Medicinal Benefits of Parsley
The herb is reported to possess diuretic, carminative, ecbolic, emmenagogue and antipyretic properties, and has long been used for uterine troubles. The juice of fresh leaves is used as an insecticide. Parsley causes skin irritations in some people, and this is attributed to the presence of a furocoumarins, bergapten. Bruised leaves are applied to bites and stings of insects, and mericarps are used to get rid of lice and skin parasites. Parsley is used in the treatment of diuretic disorder. It helps is proper digestion, gives relief from neuralgic pains and stipulates the circulation of blood. Parsley widens the tissues where it is applied and it acts as a room freshener; twigs are burnt to give the aroma. It is used as a moth repellent with other herbs.
Parsley leaves are more known in the Western than in the
Indian food.

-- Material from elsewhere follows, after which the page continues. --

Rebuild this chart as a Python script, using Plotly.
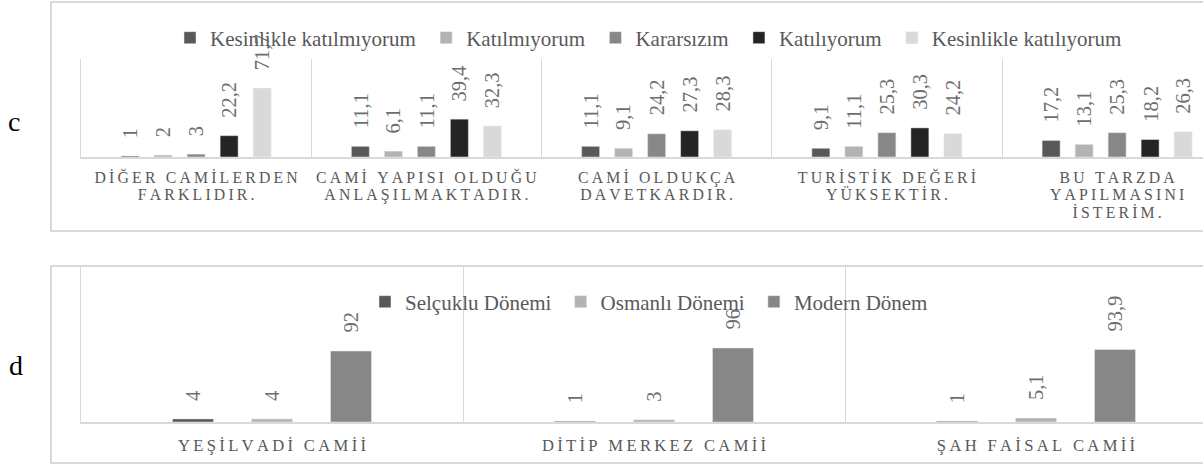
import plotly.graph_objects as go

W, H = 1203, 467          # browser window == figure size (body margin removed)


def px(x):
    return x / W


def py(y):
    return 1 - y / H


# ---------------- data: chart c ----------------
c_categories = [
    "DİĞER CAMİLERDEN FARKLIDIR.",
    "CAMİ YAPISI OLDUĞU ANLAŞILMAKTADIR.",
    "CAMİ OLDUKÇA DAVETKARDIR.",
    "TURİSTİK DEĞERİ YÜKSEKTİR.",
    "BU TARZDA YAPILMASINI İSTERİM.",
]
c_tick_lines = [
    ["DİĞER CAMİLERDEN", "FARKLIDIR."],
    ["CAMİ YAPISI OLDUĞU", "ANLAŞILMAKTADIR."],
    ["CAMİ OLDUKÇA", "DAVETKARDIR."],
    ["TURİSTİK DEĞERİ", "YÜKSEKTİR."],
    ["BU TARZDA", "YAPILMASINI", "İSTERİM."],
]
c_series = ["Kesinlikle katılmıyorum", "Katılmıyorum", "Kararsızım",
            "Katılıyorum", "Kesinlikle katılıyorum"]
c_kesinlikle_katilmiyorum = [1, 11.1, 11.1, 9.1, 17.2]
c_katilmiyorum = [2, 6.1, 9.1, 11.1, 13.1]
c_kararsizim = [3, 11.1, 24.2, 25.3, 25.3]
c_katiliyorum = [22.2, 39.4, 27.3, 30.3, 18.2]
c_kesinlikle_katiliyorum = [71.7, 32.3, 28.3, 24.2, 26.3]
c_values = [c_kesinlikle_katilmiyorum, c_katilmiyorum, c_kararsizim,
            c_katiliyorum, c_kesinlikle_katiliyorum]
c_colors = ["#595959", "#b3b3b3", "#878787", "#242424", "#d9d9d9"]

# ---------------- data: chart d ----------------
d_categories = ["YEŞİLVADİ CAMİİ", "DİTİP MERKEZ CAMİİ", "ŞAH FAİSAL CAMİİ"]
d_series = ["Selçuklu Dönemi", "Osmanlı Dönemi", "Modern Dönem"]
d_selcuklu = [4, 1, 1]
d_osmanli = [4, 3, 5.1]
d_modern = [92, 96, 93.9]
d_values = [d_selcuklu, d_osmanli, d_modern]
d_colors = ["#595959", "#b3b3b3", "#878787"]

SERIF = "Liberation Serif"
LABEL_COLOR = "#6e6e6e"
TEXT_COLOR = "#595959"
GRID = "#d9d9d9"
NB = "\u00a0"
THIN = "\u2009"


def fmt(v):
    return str(int(v)) if float(v).is_integer() else f"{v:.1f}".replace(".", ",")


def spaced(line, size):
    return f"<span style='font-size:{size}px'>" + THIN.join(line) + "</span>"


# geometry (pixels)
c_left, c_cat_w = 81, 230.25
d_left, d_cat_w = 81, 382.0
c_top, c_base = 59, 157
d_top, d_base = 267, 422
c_step_px, c_bar_px = 33, 18
d_step_px, d_bar_px = 79, 41
LABEL_GAP = 16

fig = go.Figure()
annotations = []

c_step, c_bw = c_step_px / c_cat_w, c_bar_px / c_cat_w
for i, (name, vals, col) in enumerate(zip(c_series, c_values, c_colors)):
    fig.add_trace(go.Bar(
        x=c_categories, y=vals, name=name + NB, marker_color=col,
        width=c_bw, offset=(i - 2) * c_step - c_bw / 2,
        xaxis="x", yaxis="y", legend="legend", hoverinfo="x+y",
    ))
    for cat, v in zip(c_categories, vals):
        annotations.append(dict(
            x=cat, y=v, xref="x", yref="y", text=fmt(v), textangle=-90,
            xanchor="center", yanchor="bottom", showarrow=False,
            xshift=(i - 2) * c_step_px, yshift=LABEL_GAP,
            font=dict(family=SERIF, size=20.5, color=LABEL_COLOR)))

d_step, d_bw = d_step_px / d_cat_w, d_bar_px / d_cat_w
for i, (name, vals, col) in enumerate(zip(d_series, d_values, d_colors)):
    fig.add_trace(go.Bar(
        x=d_categories, y=vals, name=name + THIN, marker_color=col,
        width=d_bw, offset=(i - 1) * d_step - d_bw / 2,
        xaxis="x2", yaxis="y2", legend="legend2", hoverinfo="x+y",
    ))
    for cat, v in zip(d_categories, vals):
        annotations.append(dict(
            x=cat, y=v, xref="x2", yref="y2", text=fmt(v), textangle=-90,
            xanchor="center", yanchor="bottom", showarrow=False,
            xshift=(i - 1) * d_step_px, yshift=LABEL_GAP,
            font=dict(family=SERIF, size=20.5, color=LABEL_COLOR)))

annotations += [
    dict(text="c", x=px(14), y=py(122), xref="paper", yref="paper",
         xanchor="center", yanchor="middle",
         showarrow=False, font=dict(family=SERIF, size=28, color="black")),
    dict(text="d", x=px(16), y=py(365), xref="paper", yref="paper",
         xanchor="center", yanchor="middle",
         showarrow=False, font=dict(family=SERIF, size=28, color="black")),
]

common_x = dict(type="category", tickson="boundaries", showgrid=True,
                gridcolor=GRID, gridwidth=1, showline=True, linecolor=GRID,
                linewidth=2, ticks="", zeroline=False, tickangle=0)
common_y = dict(showline=True, linecolor=GRID, linewidth=1,
                showticklabels=False, showgrid=False, zeroline=False, ticks="")

fig.update_layout(
    width=W, height=H, margin=dict(l=0, r=0, t=0, b=0),
    paper_bgcolor="white", plot_bgcolor="white",
    barmode="group", showlegend=True,
    xaxis=dict(common_x, domain=[px(c_left), 1],
               range=[-0.5, -0.5 + (W - c_left) / c_cat_w],
               tickvals=c_categories,
               ticktext=["<br>".join(spaced(l, 15.8) for l in lines) for lines in c_tick_lines],
               tickfont=dict(family=SERIF, size=13.3, color=TEXT_COLOR),
               ticklabelstandoff=8, anchor="y"),
    yaxis=dict(common_y, domain=[py(c_base), py(c_top)], range=[0, 102], anchor="x"),
    xaxis2=dict(common_x, domain=[px(d_left), 1],
                range=[-0.5, -0.5 + (W - d_left) / d_cat_w],
                tickvals=d_categories,
                ticktext=[spaced(c, 16.6) for c in d_categories],
                tickfont=dict(family=SERIF, size=15, color=TEXT_COLOR),
                ticklabelstandoff=9, anchor="y2"),
    yaxis2=dict(common_y, domain=[py(d_base), py(d_top)], range=[0, 201], anchor="x2"),
    legend=dict(orientation="h", x=px(170), y=py(38), xanchor="left", yanchor="middle",
                font=dict(family=SERIF, size=21, color=TEXT_COLOR),
                bgcolor="rgba(0,0,0,0)", traceorder="normal"),
    legend2=dict(orientation="h", x=px(365), y=py(302), xanchor="left", yanchor="middle",
                 font=dict(family=SERIF, size=21, color=TEXT_COLOR),
                 bgcolor="rgba(0,0,0,0)", traceorder="normal"),
    shapes=[
        dict(type="rect", xref="paper", yref="paper", x0=px(51), x1=1.05,
             y0=py(231), y1=py(2), line=dict(color=GRID, width=2), layer="below"),
        dict(type="rect", xref="paper", yref="paper", x0=px(51), x1=1.05,
             y0=py(463), y1=py(266), line=dict(color=GRID, width=2), layer="below"),
    ],
    annotations=annotations,
)

fig.write_html("out.html",
               config={"displayModeBar": False},
               post_script="document.body.style.margin='0px';"
                           "document.body.style.overflow='hidden';")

Parsley has a high nutritive content as it possesses Vitamin-A, Vitamin-B and Vitamin-C and several other nutrients. It also forms one of the most attractive garnishes. Parsley is added to salads, soups and seafood. It is also used in the preparation of herb butter, sauces and savoury breads. Dried parsley flakes are used for seasoning a variety of food. Parsley is also used in medicines and beverages.